Ты бы и рад. Ты ведь честно пытался выбрать то, что сам считал правильным. Годами старался понять, где в тебе зло, а где добродетель. И где она, твоя личная установка, которая, даст бог, включится и расставит всё на места…

Увы! Ей нет места в тебе. У твоего светофора только два цвета.



– Уходишь или нет? – требует ответа Юкико.

– Остаёшься или нет? – вторит ей Призрак.

И ничего посередине. Никакой возможности для манёвра. Тебя выкидывает наружу, как медузу из океана. Ты корчишься на песке, и клетки твоей кожи глотают пустой смертоносный воздух.

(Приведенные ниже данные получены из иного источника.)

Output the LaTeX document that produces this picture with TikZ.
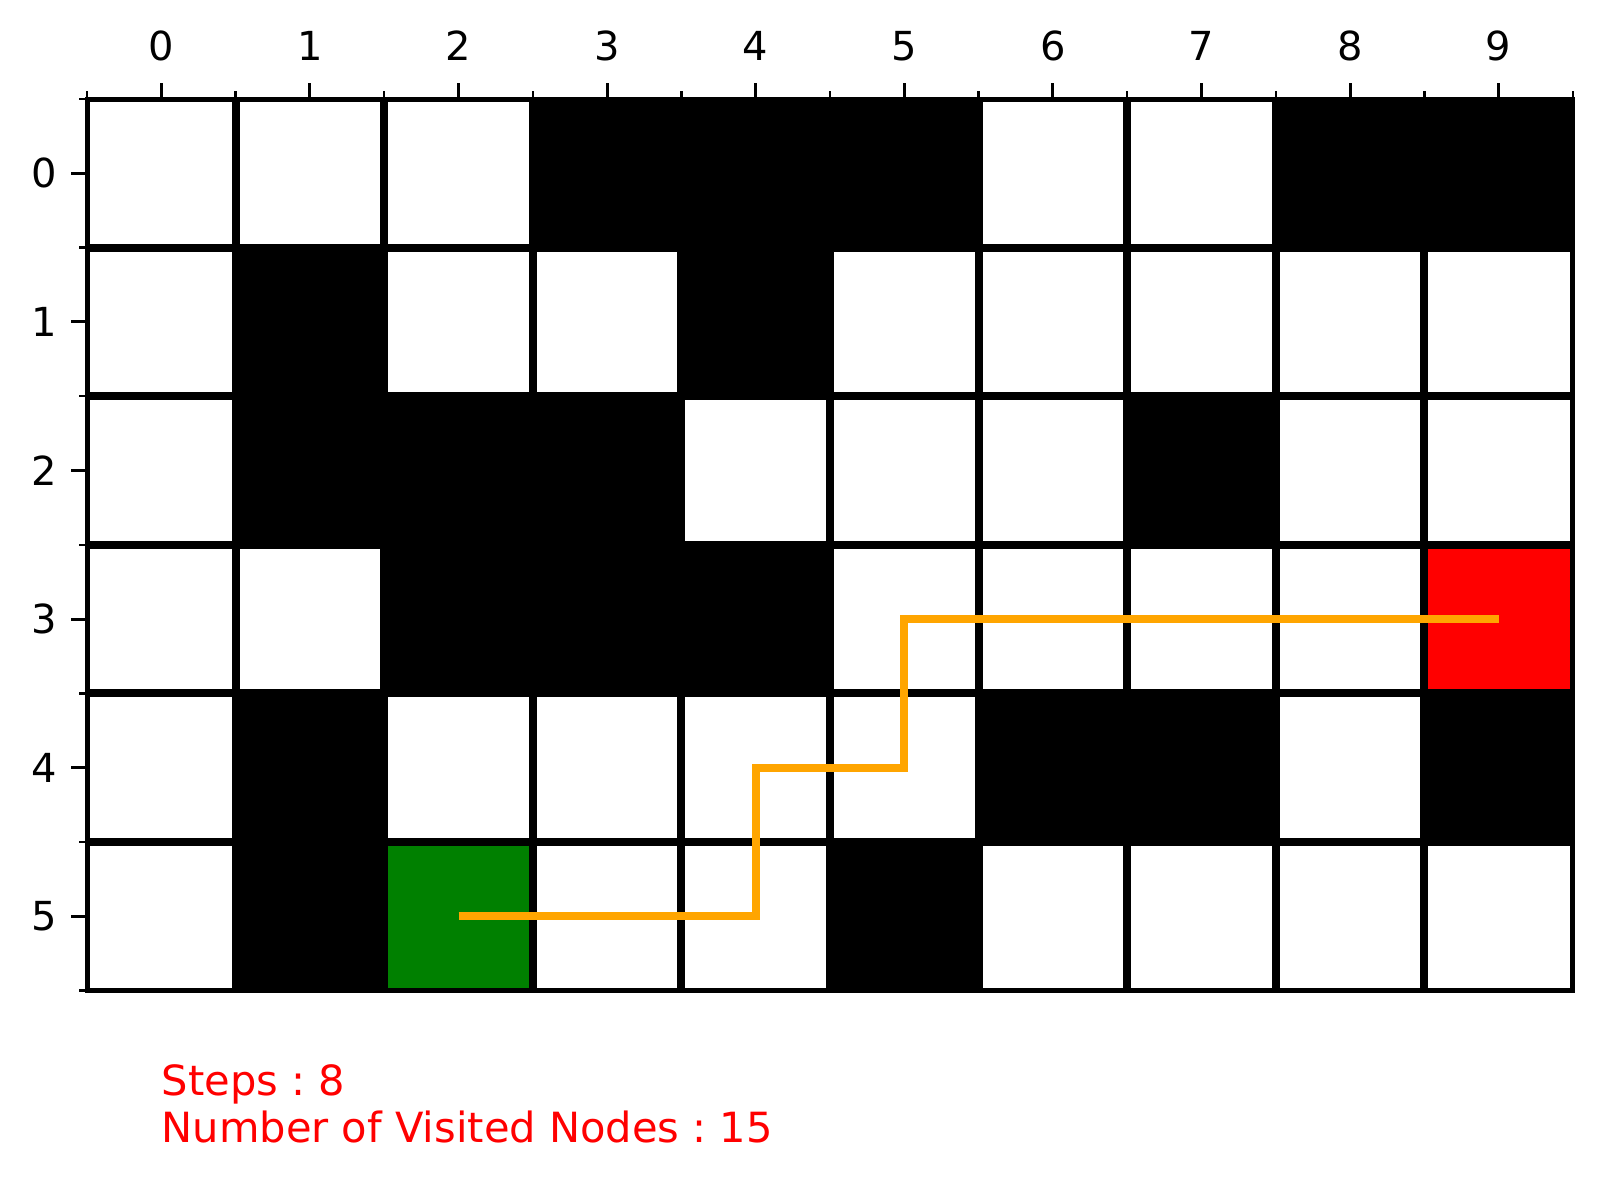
\documentclass[tikz,border=0pt]{standalone}
\usepackage{fontspec}
\setmainfont{DejaVu Sans}
\frenchspacing
\definecolor{mplgreen}{HTML}{008000}
\definecolor{mplorange}{HTML}{FFA500}
\begin{document}
\begin{tikzpicture}[x=74.3pt,y=-74.3pt,
  gridline/.style={line width=4pt},
  majortick/.style={line width=1.5pt},
  minortick/.style={line width=1.2pt},
  ticklabel/.style={inner sep=0pt,font=\fontsize{20}{24}\selectfont},
  info/.style={inner sep=0pt,anchor=base west,text=red,font=\fontsize{20.8}{24}\selectfont},
  route/.style={mplorange,line width=4pt,line join=miter}]
  \useasboundingbox (-1.0855,-1.1667) rectangle (9.702,6.773);
  % walls
  \foreach \c/\r in {3/0,4/0,5/0,8/0,9/0,1/1,4/1,1/2,2/2,3/2,7/2,2/3,3/3,4/3,1/4,6/4,7/4,9/4,1/5,5/5}
    \fill (\c-0.5,\r-0.5) rectangle (\c+0.5,\r+0.5);
  % start and goal
  \fill[mplgreen] (1.5,4.5) rectangle (2.5,5.5);
  \fill[red] (8.5,2.5) rectangle (9.5,3.5);
  % grid
  \foreach \i in {1,...,9} \draw[gridline] (\i-0.5,-0.5) -- (\i-0.5,5.5);
  \foreach \j in {1,...,5} \draw[gridline] (-0.5,\j-0.5) -- (9.5,\j-0.5);
  \draw[line width=2.5pt] (-0.5,-0.5) rectangle (9.5,5.5);
  % ticks
  \foreach \x in {0,...,9} {
    \draw[majortick] (\x,-0.5) -- ++(0,8pt);
    \node[ticklabel,anchor=base] (xl\x) at (\x,-0.758) {\x};
  }
  \foreach \i in {0,...,10} \draw[minortick] (\i-0.5,-0.5) -- ++(0,4pt);
  \foreach \y in {0,...,5} {
    \draw[majortick] (-0.5,\y) -- ++(-8pt,0);
    \node[ticklabel,anchor=east] (yl\y) at (-0.70,\y) {\y};
  }
  \foreach \j in {0,...,6} \draw[minortick] (-0.5,\j-0.5) -- ++(-4pt,0);
  % path found
  \coordinate (start) at (2,5);
  \coordinate (c1) at (4,5);
  \coordinate (c2) at (4,4);
  \coordinate (c3) at (5,4);
  \coordinate (c4) at (5,3);
  \coordinate (goal) at (9,3);
  \draw[route] (start) -- (c1) -- (c2) -- (c3) -- (c4) -- (goal);
  % result
  \node[info] (steps) at (0,6.207) {Steps : 8};
  \node[info] (visited) at (0,6.52) {Number of Visited Nodes : 15};
\end{tikzpicture}
\end{document}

Там, откуда ты родом, нет ни добра, ни зла. Там, в твоём море, есть только ты сам. Ни во что не окрашенный, прозрачный, призрачно голубой.

Лишь когда тебя выкинуло из воды, ты принял форму этого мира – и начал вызывать в ком-то ненависть, а в ком-то любовь. Кого-то ранить и убивать, а кого-то исцелять и возвращать с того света. Получать с одной стороны ласки да поцелуи, а с другой – пинки да подзатыльники. Как только ты обрёл плоть и кровь, ты уже не можешь оставаться собой. Ты всегда будешь для них хорошим или плохим. Не потому, что желаешь того сам. А потому, что они всегда будут хотеть твоих плоти и крови, пока ты дышишь одним с ними воздухом.

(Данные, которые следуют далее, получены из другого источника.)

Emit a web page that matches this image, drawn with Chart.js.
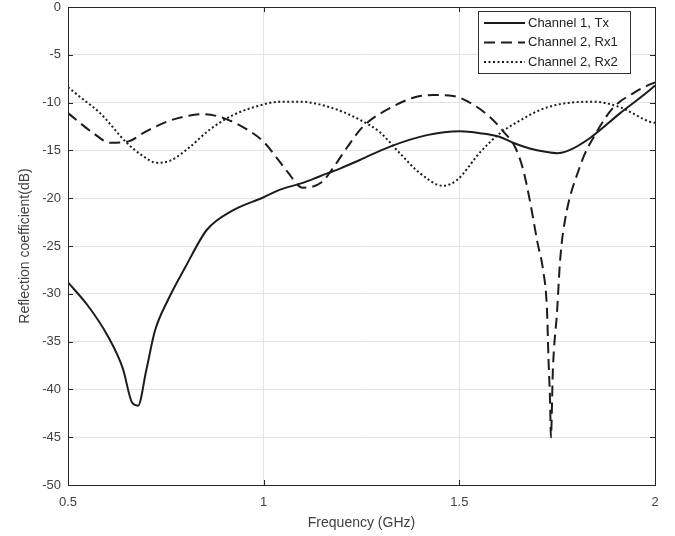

Да, ты ещё здесь, хотя дышать этим воздухом всё труднее. Ты уже не представляешь, чего захотеть так, чтобы это кого-нибудь не поранило. Слишком много чужих желаний, которые не совпадают с твоими. Слишком много воздуха в мире, где больше нет никаких границ, и эта война не кончится никогда. Слишком много красного – и слишком мало голубого, чтобы ещё чего-нибудь пожелать.

– Про море – забыть… – повторяешь ты, словно мантру. – Эта штука давно уже канула в прошлое.

Но отними у тебя твоё море – и от самого желания быть остаётся лишь мокрый розовый след на голубоватом песке.

Так устроено. Дождь идёт – цветы оживают, нет дождя – цветы вянут. Мошек и жуков пожирают ящерицы, ящериц склёвывают птицы. Исчезают поколения, на их место приходят другие. Вышедшие из моря превращаются в прах, испаряются в небесах, выпадают на землю дождём – и снова уходят в море. Таков порядок. Каждый живёт по-своему и по-своему умирает, не оставляя на земле ни малейшего смысла: там уже никто никого не обидит и не будет обижен никем.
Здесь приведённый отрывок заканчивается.